歌・読み・意味
『藻塩草 かくとも尽きじ 君が代の 数によみおく 和歌の浦波』
(もしおぐさ かくともつきじ きみがよの かずによみおく わかのうらなみ)
意味:藻塩草(限りない詠草)をどれだけかき集めたとしても尽きる事は無いでしょう。末永く続く我が君の御代と同じようにおし寄せる和歌の浦(数えられぬほどに詠まれていく和歌)の波は。
出典・作者
出典:新古今和歌集(賀歌741)
作者:源家長
歌の背景
「和歌所の開闔になりて、はじめて参りし日、奏し侍りし」とあり、『源家長日記』では建仁元年(1201)8月に開闔(年預)となった事が記されていて、歌はこの役職を受けて初めての(参内しての歌会?)日に詠まれたものです。
塩を採るために使う「藻塩草」と、和歌をよんだ紙・和歌の草稿である「詠草」とを”(掻く)書くとも尽きる事はない”に掛け・・さらに紀伊の国(現和歌山県)の枕詞「和歌の浦」に押し寄せる波と、世の中にあってあまたに詠まれる「和歌」とを掛ける事で、家長がお仕えした後鳥羽院の御代の悠久への願いが巧みに表現されていますね。
現代風にざっくり訳すと・・
①「和歌の浦の尽きる事の無い波に洗われた藻塩草が、たとえ塩を採るために掻き寄せられても無くなったりしないでしょ!」
②「今まで世の中で詠まれた、あるいはこれから詠まれる和歌が書かれた詠草も尽きてしまう事なんてありえないでしょ!」
という事で・・
③「①と②のように・・私のお仕えする後鳥羽院の御代もず~っと続いて行くよね!(続けばいいな~)」
・・こんな感じかな??
源家長(みなもとのいえなが)について
生年:嘉応2年(1170)説・承安三年(1173)説
没年:文暦元年(1234)
従四位上:但馬守
後鳥羽院の和歌の復興運動を支える人物として活躍。『新古今和歌集』の編纂では中心的役割を果しました。
家長が活躍を見せ始めた時代は鎌倉幕府との対立が激化する「承久の乱・1221年」前後という事もあり、家長にとっては受難の時期(すべての官職を辞すなど)が長く続きましたが、晩年にはそれまでの功績が認められ復権を果たしています。
自身も歌人として活躍。勅撰集に3首選出されていて、また晩年はに自身が主催する歌会を(近江国日吉・現滋賀県大津市)たびたび開いたそうです。

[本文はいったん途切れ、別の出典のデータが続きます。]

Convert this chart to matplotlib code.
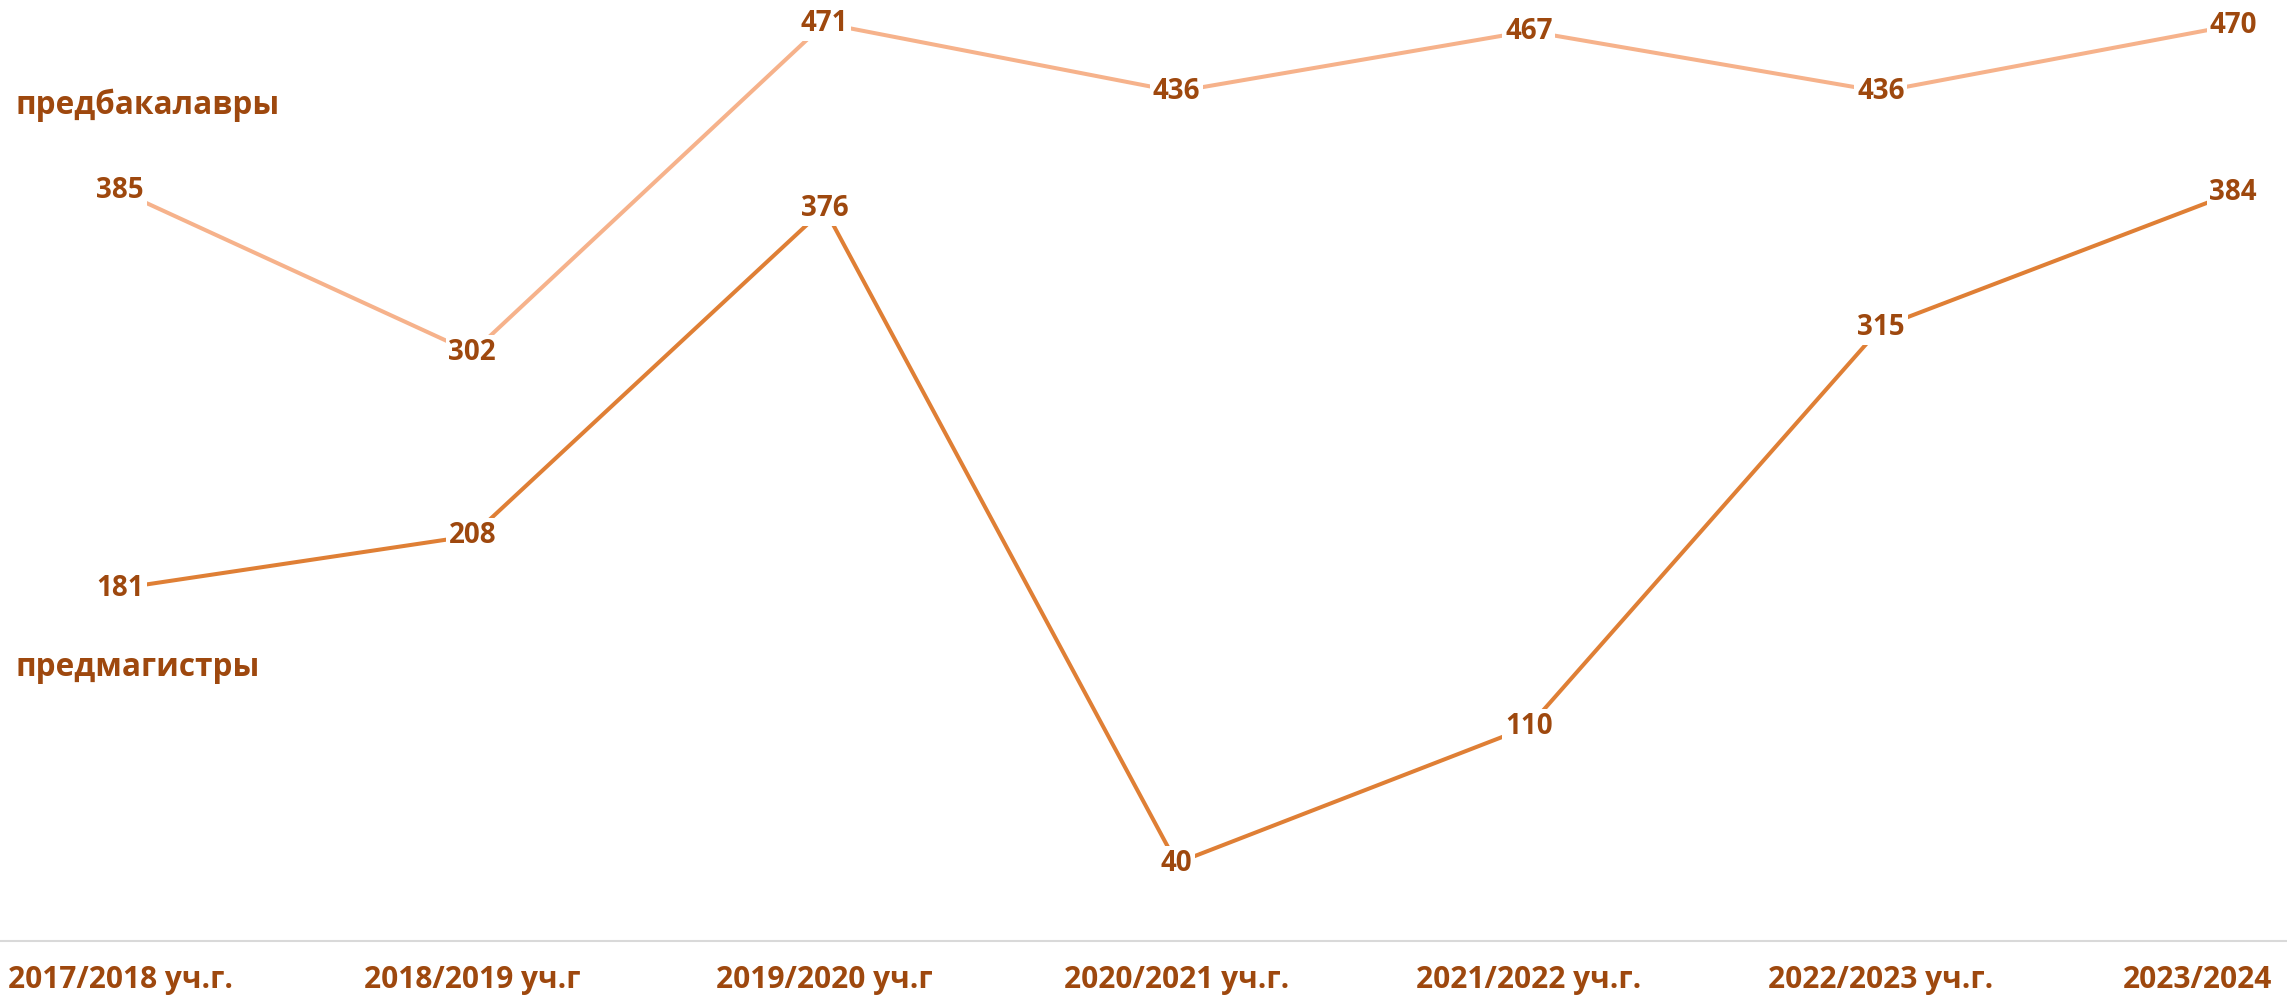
import matplotlib.pyplot as plt
from matplotlib.transforms import ScaledTranslation

years = ["2017/2018 уч.г.", "2018/2019 уч.г", "2019/2020 уч.г", "2020/2021 уч.г.",
         "2021/2022 уч.г.", "2022/2023 уч.г.", "2023/2024"]
pre_bachelors = [385, 302, 471, 436, 467, 436, 470]
pre_masters = [181, 208, 376, 40, 110, 315, 384]
series_names = ["предбакалавры", "предмагистры"]

TEXT_COLOR = "#9E480E"
LIGHT = "#F6B28B"
DARK = "#DF7F35"

plt.rcParams["font.family"] = ["Open Sans", "DejaVu Sans"]

fig = plt.figure(figsize=(22.87, 10.06), dpi=100)
ax = fig.add_axes([0, 0.0646, 1, 0.9354])

x = list(range(len(years)))
ax.plot(x, pre_bachelors, color=LIGHT, lw=2.9, solid_capstyle="butt", zorder=2)
ax.plot(x, pre_masters, color=DARK, lw=2.9, solid_capstyle="butt", zorder=2)

box = dict(facecolor="white", edgecolor="none", pad=2)
for series in (pre_bachelors, pre_masters):
    for xi, v in zip(x, series):
        ax.text(xi, v, str(v), ha="center", va="center", fontsize=20, fontweight="bold",
                color=TEXT_COLOR, bbox=box, zorder=3)

ax.set_xlim(-0.341, 6.153)
ax.set_ylim(0, 483)
ax.set_xticks(x)
ax.set_xticklabels(years, fontsize=21.5, fontweight="bold", color=TEXT_COLOR)
ax.tick_params(axis="x", length=0, pad=17)
# last label is pushed left so it stays inside the picture
last = ax.get_xticklabels()[-1]
last.set_transform(last.get_transform() + ScaledTranslation(-0.36, 0, fig.dpi_scale_trans))
ax.set_yticks([])
for side in ("top", "right", "left"):
    ax.spines[side].set_visible(False)
ax.spines["bottom"].set_color("#D9D9D9")
ax.spines["bottom"].set_linewidth(1.5)

fig.text(15 / 2287, 1 - 105 / 1006, series_names[0], ha="left", va="center", fontsize=22.7,
         fontweight="bold", color=TEXT_COLOR)
fig.text(15 / 2287, 1 - 667 / 1006, series_names[1], ha="left", va="center", fontsize=22.7,
         fontweight="bold", color=TEXT_COLOR)

fig.savefig("out.png", dpi=100)
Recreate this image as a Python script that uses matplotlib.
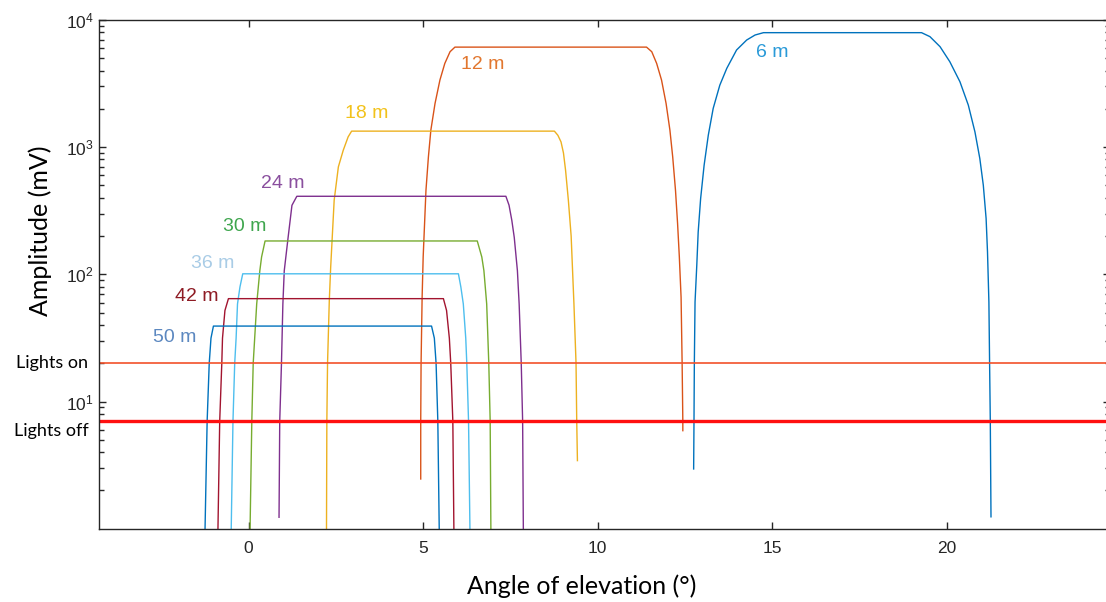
import matplotlib
matplotlib.use("Agg")
import numpy as np
import matplotlib.pyplot as plt
from matplotlib.ticker import FixedLocator, LogLocator, NullFormatter, FuncFormatter
from matplotlib.transforms import blended_transform_factory

plt.rcParams["font.family"] = ["Liberation Sans", "DejaVu Sans"]
plt.rcParams["mathtext.fontset"] = "custom"
plt.rcParams["mathtext.rm"] = "Liberation Sans"
plt.rcParams["mathtext.it"] = "Liberation Sans"

# distances, one curve each
ranges = ["6 m", "12 m", "18 m", "24 m", "30 m", "36 m", "42 m", "50 m"]

# angle of elevation (deg) and amplitude (mV)
angle_6m = [12.75, 12.76, 12.77, 12.79, 12.84, 12.88, 12.95, 13.05, 13.17, 13.31, 13.50,
            13.70, 13.98, 14.27, 14.51, 14.75,
            19.28, 19.52, 19.81, 20.09, 20.38, 20.62, 20.81, 20.95, 21.05, 21.13,
            21.17, 21.21, 21.23, 21.25, 21.27]
amp_6m = [2.95, 7, 20, 60.6, 118, 215, 394, 721, 1243, 2018, 3075,
          4170, 5810, 6960, 7620, 7950,
          7950, 7400, 6170, 4700, 3270, 2142, 1319, 814, 502, 275,
          150, 60.6, 20, 7, 1.24]

angle_12m = [4.93, 4.93, 4.94, 4.97, 5.00, 5.04, 5.08, 5.15, 5.22, 5.34, 5.48, 5.62, 5.77, 5.91,
             11.40, 11.55, 11.69, 11.83, 11.96, 12.07, 12.15, 12.23, 12.29, 12.34, 12.39,
             12.42, 12.44, 12.44]
amp_12m = [2.46, 7, 20, 66, 137, 250, 458, 839, 1361, 2208, 3372, 4556, 5630, 6120,
           6120, 5630, 4556, 3372, 2208, 1361, 839, 458, 250, 137, 66,
           20, 7, 5.9]

angle_18m = [2.23, 2.24, 2.26, 2.31, 2.35, 2.40, 2.45, 2.57, 2.71, 2.85, 2.95,
             8.76, 8.86, 8.95, 9.02, 9.08, 9.16, 9.24, 9.32, 9.38, 9.40, 9.42]
amp_18m = [1.0, 7, 20, 62, 114, 209, 383, 700, 946, 1205, 1337,
           1337, 1240, 1100, 900, 659, 383, 200, 58.5, 20, 7, 3.43]

angle_24m = [0.87, 0.89, 0.94, 0.98, 1.02, 1.13, 1.24, 1.38,
             7.37, 7.46, 7.54, 7.61, 7.70, 7.75, 7.81, 7.85, 7.87]
amp_24m = [1.23, 7, 20, 58.5, 107, 195, 349, 411,
           411, 350, 266, 195, 107, 58.5, 20, 7, 1.0]

angle_30m = [0.04, 0.09, 0.13, 0.23, 0.32, 0.37, 0.47,
             6.55, 6.68, 6.74, 6.82, 6.88, 6.92, 6.94]
amp_30m = [1.0, 7, 20, 58.5, 107, 137, 183,
           183, 137, 107, 58.5, 20, 7, 1.0]

angle_36m = [-0.50, -0.45, -0.40, -0.36, -0.32, -0.25, -0.17,
             6.01, 6.08, 6.15, 6.22, 6.25, 6.30, 6.34]
amp_36m = [1.0, 7, 20, 31.5, 58.5, 79.5, 101,
           101, 79.5, 58.5, 31.5, 20, 7, 1.0]

angle_42m = [-0.88, -0.83, -0.77, -0.75, -0.68, -0.58,
             5.58, 5.67, 5.75, 5.79, 5.85, 5.88]
amp_42m = [1.0, 7, 20, 31.5, 52, 64.4,
           64.4, 52, 31.5, 20, 7, 1.0]

angle_50m = [-1.25, -1.19, -1.13, -1.08, -1.01,
             5.24, 5.32, 5.37, 5.42, 5.46]
amp_50m = [1.0, 7, 20, 31.5, 39.2,
           39.2, 31.5, 20, 7, 1.0]

angles = [angle_6m, angle_12m, angle_18m, angle_24m, angle_30m, angle_36m, angle_42m, angle_50m]
amps = [amp_6m, amp_12m, amp_18m, amp_24m, amp_30m, amp_36m, amp_42m, amp_50m]

# light thresholds (mV)
lights_on = 20
lights_off = 7

line_colors = ["#0072BD", "#D95319", "#EDB120", "#7E2F8E", "#77AC30", "#4DBEEE", "#A2142F", "#0072BD"]
label_colors = ["#2A9AD8", "#E2772F", "#F2C21B", "#8A4F9E", "#3FA64E", "#A9CCE6", "#8E1B24", "#5C88C0"]
label_pos = [(14.99, 5600), (6.70, 4450), (3.38, 1850), (0.98, 520),
             (-0.11, 239), (-1.02, 122), (-1.50, 67), (-2.11, 32)]

W, H = 1106, 602
fig = plt.figure(figsize=(W / 100, H / 100), dpi=100)
ax = fig.add_axes([99.3 / W, 1 - 528.7 / H, (1110 - 99.3) / W, (528.7 - 20) / H])

for i in range(len(ranges)):
    ax.plot(angles[i], amps[i], color=line_colors[i], lw=1.0)
    ax.text(label_pos[i][0], label_pos[i][1], ranges[i], color=label_colors[i],
            fontsize=14, ha="center", va="center")

ax.axhline(lights_on, color="#F2512A", lw=1.2)
ax.axhline(lights_off, color="#FF1010", lw=2.4)

ax.set_yscale("log")
ax.set_xlim(-4.28, 24.68)
ax.set_ylim(1, 1e4)
ax.xaxis.set_major_locator(FixedLocator([0, 5, 10, 15, 20]))
ax.yaxis.set_major_locator(FixedLocator([10, 100, 1000, 10000]))
ax.yaxis.set_minor_locator(LogLocator(base=10, subs=np.arange(2, 10)))
ax.yaxis.set_minor_formatter(NullFormatter())
ax.yaxis.set_major_formatter(FuncFormatter(lambda v, _: r"$10^{%d}$" % round(np.log10(v))))

ax.tick_params(which="both", direction="in", top=True, right=True, colors="#262626",
               labelsize=12.5, width=1.0)
ax.tick_params(which="major", length=5)
ax.tick_params(which="minor", length=3.5)
ax.tick_params(axis="x", pad=9)
ax.tick_params(axis="y", pad=4)
for s in ax.spines.values():
    s.set_color("#262626")
    s.set_linewidth(1.0)

trans = blended_transform_factory(ax.transAxes, ax.transData)
ax.text(-0.011, lights_on, "Lights on", transform=trans, ha="right", va="center",
        fontsize=13, family="Lato", color="black")
ax.text(-0.010, 5.9, "Lights off", transform=trans, ha="right", va="center",
        fontsize=13, family="Lato", color="black")

fig.text(40 / W, 1 - 231 / H, "Amplitude (mV)", rotation=90, ha="center", va="center",
         fontsize=18, family="Lato", color="black")
fig.text(582 / W, 1 - 586 / H, "Angle of elevation (°)", ha="center", va="center",
         fontsize=18, family="Lato", color="black")

fig.savefig("out.png", dpi=100)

また日別に記載されてはいませんが著書に『源家長日記』があり、後鳥羽院への賞讃や和歌所としての日々が綴られています。
雑談
タヌさん・・この人って「源」を名乗っているから武士なんじゃないの??
家長は「源時長」の子として生まれていて、時長の祖父(家長の曽祖父)は「藤原 顕時」で、この人は平家とも親交が深かった公家として有名だから、同じ源氏でも藤原流の公家の家系だそうだね。
「承久の乱」が公家社会に及ぼした影響は絶大だったんだよね。
院や皇族方が多数配流されているし・・
後鳥羽院にまつわる悲しい物語や「承久の乱」の詳しい説明は別の機会にとっておくけど・・
ま、政治の実権を武家社会から取り戻そうとする運動は、これよりは語られることすら無くなっていくんだよね・・(御醍醐天皇の御代まで)
苦労人であった源家長が「承久の乱」以降にさえ復権にあずかれた事は、今日の教訓話としても流用出来そうですよね!
「まじめに・実直に生きれば、必ず報われる」
鎌倉初期でさえ保たれていた社会秩序・・現在の私たちの世がそれを叶えられないはずはありません・・よね(汗)。
今日の日本社会の公平性への「物差し・羅針盤」として、また併せて私たちのお慕いする「今上陛下の御代の悠久」を祈らせてもらうために・・この歌をご紹介してみました。